The attached paper solves these problems by using two sources that have comparable estimates of a “raw”, an “OLS” and a “LATE” for the same quantity for a larg(ish) number of countries. The LATE is the Oster estimate using the standard assumptions.
For 42 developing countries there is a Raw, OLS, and LATE(Oster) estimate of the wage gain for a typical low-education level worker moving from their home country to the USA from Clemens, Montenegro and Pritchett (2019).
For 29 developing countries there is a Raw, OLS, and LATE(Oster) estimate of the private sector learning premium from Patel and Sandefur (2020).
Once one has data like this, the rest is easy, just simple arithmetic (hence the temptation of paper arbitrage): compare the Root Mean Square Error (RMSE) of (i) using the average of the LATE estimates (the “systematic review”) to predict the LATE in each country or (ii) use the OLS from each country to estimate its LATE.
As expected, the answer depends on the ratio of the variance of the LATE to the typical bias in OLS. For wage gains the variance is huge and the bias modest so using context specific OLS is twice as good as using the “rigorous evidence.” For the private sector learning premium the variance is modest and the bias substantial (selectivity into private schools is large) and hence OLS and the “rigorous evidence” do about the same in RMSE.

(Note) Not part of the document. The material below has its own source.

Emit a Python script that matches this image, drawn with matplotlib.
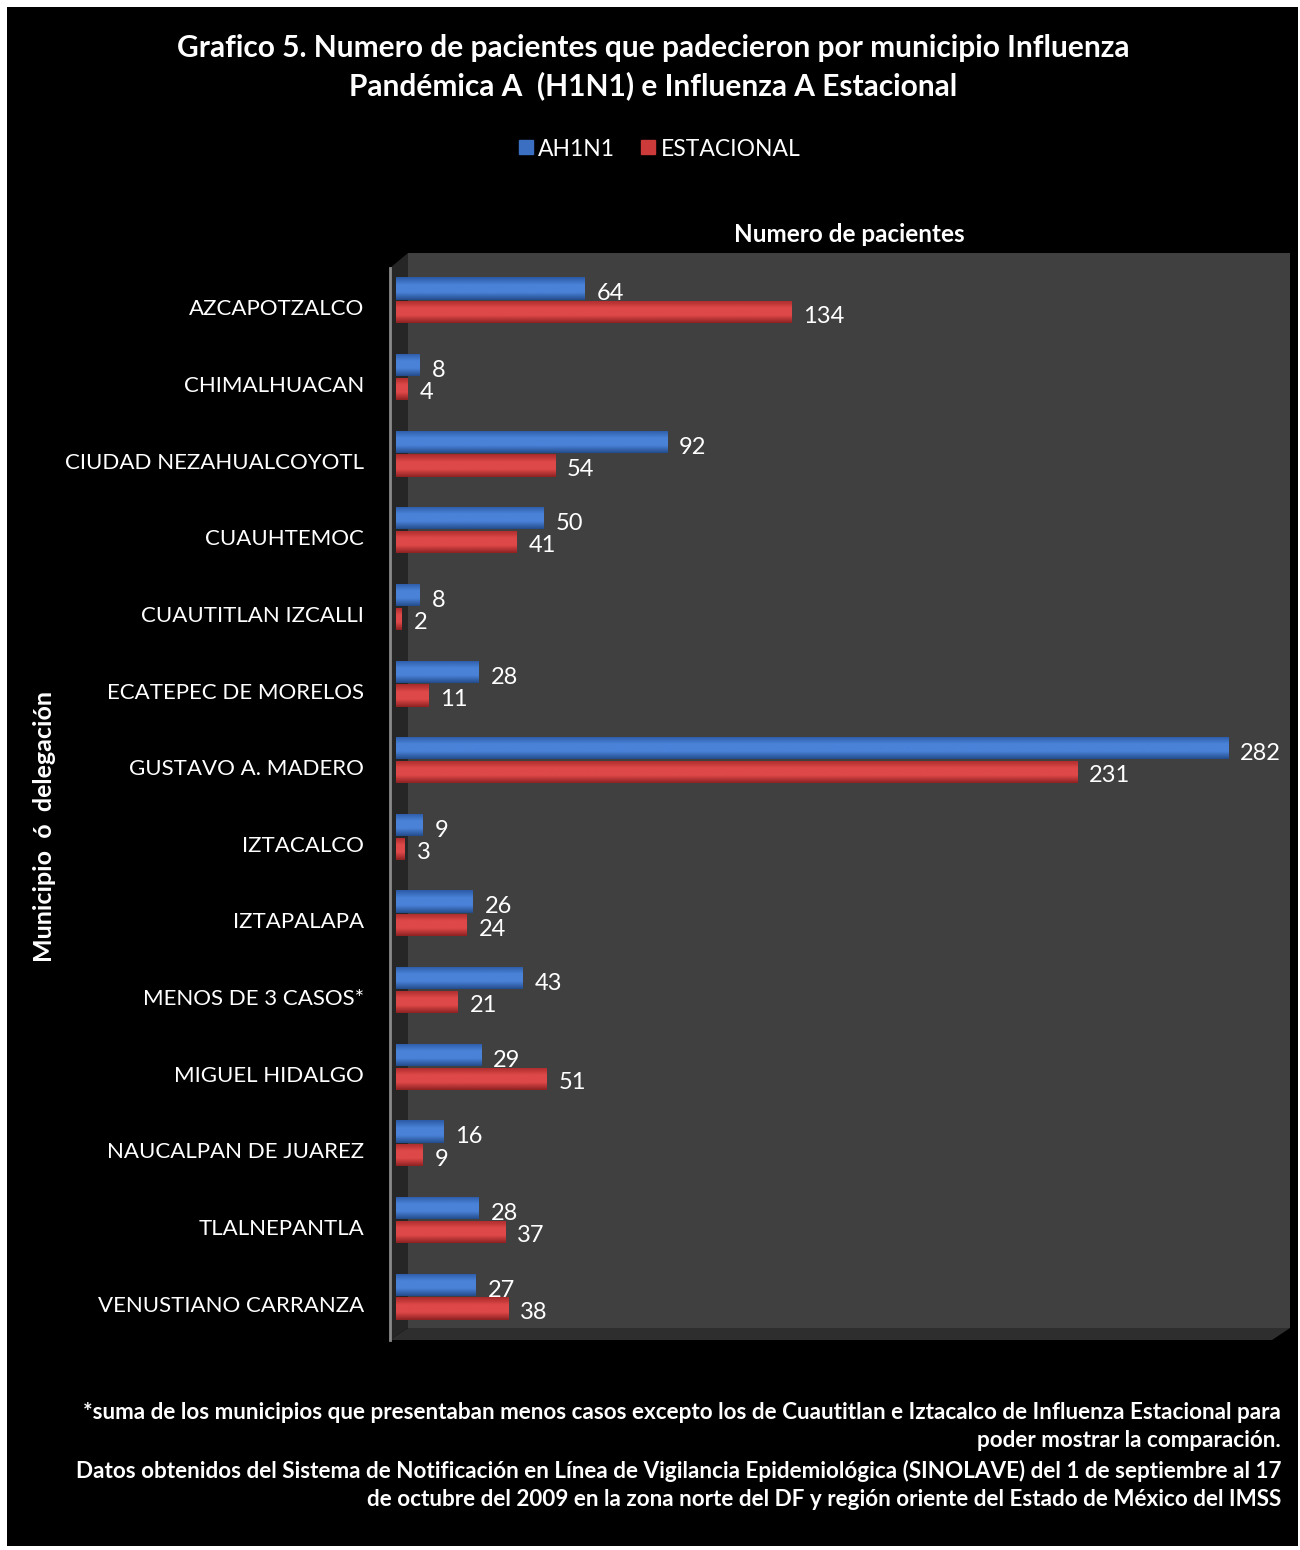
import numpy as np
import matplotlib
matplotlib.use("Agg")
import matplotlib.pyplot as plt
import matplotlib.transforms as mtrans
from matplotlib.patches import Polygon, Rectangle
from matplotlib.lines import Line2D

plt.rcParams['font.family'] = ['Lato', 'DejaVu Sans']

# datos
municipios = ["AZCAPOTZALCO", "CHIMALHUACAN", "CIUDAD NEZAHUALCOYOTL", "CUAUHTEMOC",
              "CUAUTITLAN IZCALLI", "ECATEPEC DE MORELOS", "GUSTAVO A. MADERO",
              "IZTACALCO", "IZTAPALAPA", "MENOS DE 3 CASOS*", "MIGUEL HIDALGO",
              "NAUCALPAN DE JUAREZ", "TLALNEPANTLA", "VENUSTIANO CARRANZA"]
ah1n1 = [64, 8, 92, 50, 8, 28, 282, 9, 26, 43, 29, 16, 28, 27]
estacional = [134, 4, 54, 41, 2, 11, 231, 3, 24, 21, 51, 9, 37, 38]
series = ["AH1N1", "ESTACIONAL"]

titulo = ("Grafico 5. Numero de pacientes que padecieron por municipio Influenza\n"
          "Pandémica A  (H1N1) e Influenza A Estacional")
nota = ("*suma de los municipios que presentaban menos casos excepto los de Cuautitlan e Iztacalco de Influenza Estacional para\n"
        "poder mostrar la comparación.\n"
        "Datos obtenidos del Sistema de Notificación en Línea de Vigilancia Epidemiológica (SINOLAVE) del 1 de septiembre al 17\n"
        "de octubre del 2009 en la zona norte del DF y región oriente del Estado de México del IMSS")

W, H = 1300, 1550
fig = plt.figure(figsize=(13, 15.5), dpi=100, facecolor='white')

# fondo y paredes 3D en pixeles
bg = fig.add_axes([0, 0, 1, 1])
bg.set_xlim(0, W)
bg.set_ylim(H, 0)
bg.axis('off')
bg.add_patch(Rectangle((7, 7), 1291, 1539, facecolor='black', edgecolor='none'))
bg.add_patch(Polygon([(408, 253), (1290, 253), (1290, 1328), (408, 1328)],
                     facecolor='#404040', edgecolor='none'))
bg.add_patch(Polygon([(390, 268), (408, 253), (408, 1328), (390, 1340)],
                     facecolor='#262626', edgecolor='none'))
bg.add_patch(Polygon([(390, 1340), (408, 1328), (1290, 1328), (1272, 1340)],
                     facecolor='#2e2e2e', edgecolor='none'))
bg.plot([390, 390], [268, 1340], color='#8a8a8a', lw=2)

ax = fig.add_axes([396 / W, 1 - 1335 / H, 894 / W, 1073 / H])
ax.patch.set_alpha(0)
n = len(municipios)
y = np.arange(n)
h = 0.29
xmax = 303

def gradient_bars(bars, top, mid, bot):
    cmap = matplotlib.colors.LinearSegmentedColormap.from_list('g', [top, mid, mid, bot])
    grad = np.linspace(0, 1, 64).reshape(-1, 1)
    for b in bars:
        x0, y0 = b.get_x(), b.get_y()
        w, hh = b.get_width(), b.get_height()
        im = ax.imshow(grad, cmap=cmap, aspect='auto', extent=[x0, x0 + w, y0 + hh, y0],
                       zorder=3, interpolation='bilinear')
        im.set_clip_path(b)

b1 = ax.barh(y - h / 2 - 0.01, ah1n1, height=h, color='#3b6fc2', zorder=2)
b2 = ax.barh(y + h / 2 + 0.01, estacional, height=h, color='#cc3a3a', zorder=2)
gradient_bars(b1, '#2b5aa5', '#4a82d8', '#244c8c')
gradient_bars(b2, '#a82a2a', '#de4848', '#8e2222')

for i in range(n):
    ax.text(ah1n1[i] + 4, y[i] - h / 2 + 0.06, str(ah1n1[i]), color='white',
            fontsize=17, va='center', ha='left', zorder=5)
    ax.text(estacional[i] + 4, y[i] + h / 2 + 0.06, str(estacional[i]), color='white',
            fontsize=17, va='center', ha='left', zorder=5)

ax.set_xlim(0, xmax)
ax.set_ylim(n - 0.5, -0.5)
ax.set_xticks([])
ax.set_yticks(y)
ax.set_yticklabels(municipios, color='white', fontsize=16)
ax.tick_params(axis='y', length=0, pad=23)
# las etiquetas quedan un poco abajo del centro de las barras
shift = mtrans.ScaledTranslation(0, -0.07, fig.dpi_scale_trans)
for lbl in ax.get_yticklabels():
    lbl.set_transform(lbl.get_transform() + shift)
for s in ax.spines.values():
    s.set_visible(False)

# textos
fig.text(653 / W, 1 - 67 / H, titulo, color='white', fontsize=21.5, fontweight='bold',
         ha='center', va='center', linespacing=1.35)
fig.text(849 / W, 1 - 235 / H, "Numero de pacientes", color='white', fontsize=17.5,
         fontweight='bold', ha='center', va='center')
fig.text(45 / W, 1 - 827 / H, "Municipio  ó  delegación", color='white', fontsize=18,
         fontweight='bold', ha='center', va='center', rotation=90)
fig.text(1281 / W, 1 - 1456 / H, nota, color='white', fontsize=16.2, fontweight='bold',
         ha='right', va='center', linespacing=1.45)

handles = [Line2D([], [], marker='s', ls='none', markersize=10, color='#3b6fc2'),
           Line2D([], [], marker='s', ls='none', markersize=10, color='#cc3a3a')]
fig.legend(handles, series, loc='center', bbox_to_anchor=(658 / W, 1 - 149 / H), ncol=2,
           frameon=False, labelcolor='white', fontsize=16.5, handletextpad=0.1,
           handlelength=0.9, columnspacing=1.0)

fig.savefig("out.png", dpi=100, facecolor='white')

So, for about 25 years now there has been a major advocacy movement selling people on the notion that doing RCTs about specific interventions in specific contexts and then aggregating these was going to lead to “evidence based” policies based on “rigorous evidence” and that would lead to better development outcomes. But there has never been any evidence these claims were true. Moreover, they always seemed pretty improbable and inconsistent with our “best available” models of development phenomena, that suggested that contextual variance in policy outcomes was likely to be very large.
These claims about external validity are not a picayune detail as without some clear idea about the scope of reliability of the results across contexts it is impossible to claim any piece of research, and especially expensive research, like RCTs, are a cost-effective investment.